LA VIE EST UN SONGE de Calderón. Mise en scène Clément Poirée avec John Arnold, Louise Coldefy, Thibaut Corrion, Pierre Duprat, Laurent Ménoret, Morgane Nairaud, Makita Samba, Henri de Vasselot.
Un univers scénique entre ténèbres et lumière, un clair obscur presque oppressant où évoluent des personnages fantomatiques brusquement cernés de halos et de fulgurances. Est-on éveillé, est-on plongé dans le songe et le cauchemar ? Toute la pièce va entretenir l’ambiguïté jusqu’à un dénouement heureux dont on peut se demander s’il n’est pas lui-même une fantasmagorie.
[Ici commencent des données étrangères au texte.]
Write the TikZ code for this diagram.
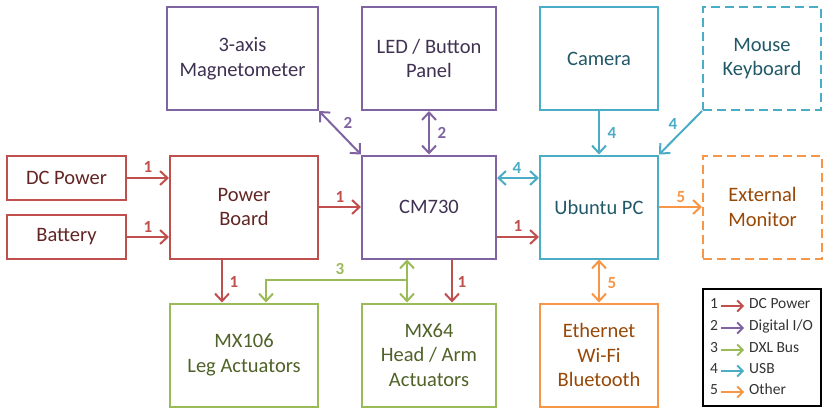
\documentclass[tikz,border=0pt]{standalone}
\usepackage{fontspec}
\setmainfont{Carlito}
\usetikzlibrary{arrows.meta,calc}
\definecolor{cred}{HTML}{C0504D}
\definecolor{cpur}{HTML}{8064A2}
\definecolor{cgrn}{HTML}{9BBB59}
\definecolor{cblu}{HTML}{4BACC6}
\definecolor{corg}{HTML}{F79646}
\definecolor{tred}{HTML}{632523}
\definecolor{tpur}{HTML}{3F3151}
\definecolor{tgrn}{HTML}{4F6228}
\definecolor{tblu}{HTML}{215968}
\definecolor{torg}{HTML}{984807}
\definecolor{tgry}{HTML}{333333}
\begin{document}
\begin{tikzpicture}[x=1pt,y=-1pt,
  box/.style={draw, line width=2pt, inner sep=2pt, align=center,
    font=\fontsize{20.5}{24.5}\selectfont},
  sz/.style 2 args={minimum width=#1pt, minimum height=#2pt},
  dsh/.style={dash pattern=on 9pt off 5pt},
  >={Straight Barb[length=7.5pt,width=14pt]},
  conn/.style={line width=2pt, #1},
  lab/.style={font=\fontsize{17}{17}\bfseries\selectfont, inner sep=0pt},
  legnum/.style={font=\fontsize{15.5}{15.5}\selectfont, text=tgry, inner sep=0pt, text height=1.4ex, text depth=0.2ex, anchor=center},
  legtxt/.style={font=\fontsize{15.5}{15.5}\selectfont, text=tgry, inner sep=0pt, text height=1.4ex, text depth=0.2ex, anchor=west},
  legarr/.style={line width=1.8pt, #1, -{Straight Barb[length=5.5pt,width=11pt]}, shorten <=3pt, shorten >=5pt}
]
\useasboundingbox (0,0) rectangle (829,415);
% top row
\node[box, sz={151}{103}, cpur, text=tpur] (mag) at (242.5,58.5) {3-axis\\Magnetometer};
\node[box, sz={134}{103}, cpur, text=tpur] (led) at (429,58.5) {LED / Button\\Panel};
\node[box, sz={118}{103}, cblu, text=tblu] (cam) at (599,58.5) {Camera};
\node[box, sz={118}{103}, cblu, text=tblu, dsh] (mouse) at (762,58.5) {Mouse\\Keyboard};
% middle row
\node[box, sz={119}{44}, cred, text=tred] (dc) at (66.5,178) {DC Power};
\node[box, sz={119}{44}, cred, text=tred] (bat) at (66.5,237) {Battery};
\node[box, sz={148}{103}, cred, text=tred] (pb) at (244,207) {Power\\Board};
\node[box, sz={134}{103}, cpur, text=tpur] (cm) at (429,207) {CM730};
\node[box, sz={118}{103}, cblu, text=tblu] (pc) at (599,207) {Ubuntu PC};
\node[box, sz={119}{103}, corg, text=torg, dsh] (mon) at (762.5,207) {External\\Monitor};
% bottom row
\node[box, sz={148}{103}, cgrn, text=tgrn] (mx106) at (244,355) {MX106\\Leg Actuators};
\node[box, sz={134}{103}, cgrn, text=tgrn] (mx64) at (429,355) {MX64\\Head / Arm\\Actuators};
\node[box, sz={118}{103}, corg, text=torg] (eth) at (599,355) {Ethernet\\Wi-Fi\\Bluetooth};
% legend
\node[draw=black, line width=1.2pt, minimum width=118pt, minimum height=117pt, inner sep=0pt] (leg) at (762,347.5) {};

% connectors
\draw[conn=cred, ->] (dc.east) -- (dc.east -| pb.west);
\draw[conn=cred, ->] (bat.east) -- (bat.east -| pb.west);
\draw[conn=cred, ->] (pb.east) -- (cm.west);
\draw[conn=cred, ->] ($(cm.east)+(0,30)$) -- ($(pc.west)+(0,30)$);
\draw[conn=cblu, <->] ($(cm.east)+(0,-29)$) -- ($(pc.west)+(0,-29)$);
\draw[conn=corg, ->] (pc.east) -- (mon.west);
\draw[conn=cblu, ->] (cam.south) -- (pc.north);
\draw[conn=cblu, ->] (mouse.south west) -- (pc.north east);
\draw[conn=cpur, <->] (mag.south east) -- (cm.north west);
\draw[conn=cpur, <->] (led.south) -- (cm.north);
\draw[conn=corg, <->] (pc.south) -- (eth.north);
\draw[conn=cred, ->] ($(pb.south)+(-22,0)$) -- ($(mx106.north)+(-22,0)$);
\draw[conn=cred, ->] ($(cm.south)+(23,0)$) -- ($(mx64.north)+(23,0)$);
\draw[conn=cgrn, <->] ($(cm.south)+(-22,0)$) -- ($(mx64.north)+(-22,0)$);
\coordinate (dxl) at ($(cm.south)+(-22,20)$);
\draw[conn=cgrn, ->] (dxl) -| ($(mx106.north)+(22,0)$);

% labels
\node[lab, text=cred] at (148,167) {1};
\node[lab, text=cred] at (148,227) {1};
\node[lab, text=cred] at (340,197) {1};
\node[lab, text=cred] at (518,226) {1};
\node[lab, text=cblu] at (517,168) {4};
\node[lab, text=cpur] at (348,123) {2};
\node[lab, text=cpur] at (442,133) {2};
\node[lab, text=cblu] at (612,133) {4};
\node[lab, text=cblu] at (673,124) {4};
\node[lab, text=corg] at (681,197) {5};
\node[lab, text=corg] at (612,283) {5};
\node[lab, text=cred] at (234,282) {1};
\node[lab, text=cgrn] at (340,269) {3};
\node[lab, text=cred] at (462,282) {1};

% legend rows
\node[legnum] (n1) at (714,306) {1};
\node[legtxt] (t1) at (749,306) {DC Power};
\node[legnum] (n2) at (714,328) {2};
\node[legtxt] (t2) at (749,328) {Digital I/O};
\node[legnum] (n3) at (714,350) {3};
\node[legtxt] (t3) at (749,350) {DXL Bus};
\node[legnum] (n4) at (714,371) {4};
\node[legtxt] (t4) at (749,371) {USB};
\node[legnum] (n5) at (714,392) {5};
\node[legtxt] (t5) at (749,392) {Other};
\draw[legarr=cred] (n1.east) -- (t1.west);
\draw[legarr=cpur] (n2.east) -- (t2.west);
\draw[legarr=cgrn] (n3.east) -- (t3.west);
\draw[legarr=cblu] (n4.east) -- (t4.west);
\draw[legarr=corg] (n5.east) -- (t5.west);
\end{tikzpicture}
\end{document}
Sigismond, séquestré depuis l’enfance au nom d’un oracle fallacieux, donnerait presque raison à son père, le roi Basile, tant sa libération, brève et artificielle, confirme les pires pressentiments quant à sa violence innée. Faute d’éducation, il se laisse aller aux exactions diverses. Autour de lui, l’hallucination est généralisée, par le devoir d’obéissance, par la rancœur, par la trahison, par l’appétit du pouvoir, par la fureur populaire. Un monde de spectres, grimaçants et ridicules, veules et inquiétants. L’intrigue est aussi chaotique et improbable que l’anarchie de leurs sentiments. Mais le bien l’emportera ainsi que la raison politique, parce que l’innocence, la naïveté, la candeur même vindicative de l’amour viennent à bout des aveuglements.
La mise en scène offre aux mouvements un espace très large et un tempo haletant, dans lesquels les acteurs peuvent déployer la virulence et l’ironie de leurs violences propres.
Le spectacle est dérangeant comme cette œuvre inclassable de Pedro Calderón de la Barca, qui continue à fasciner et interpeller le public depuis bientôt quatre siècles. A.D. Théâtre de la Tempête - Cartoucherie de Vincennes 12e.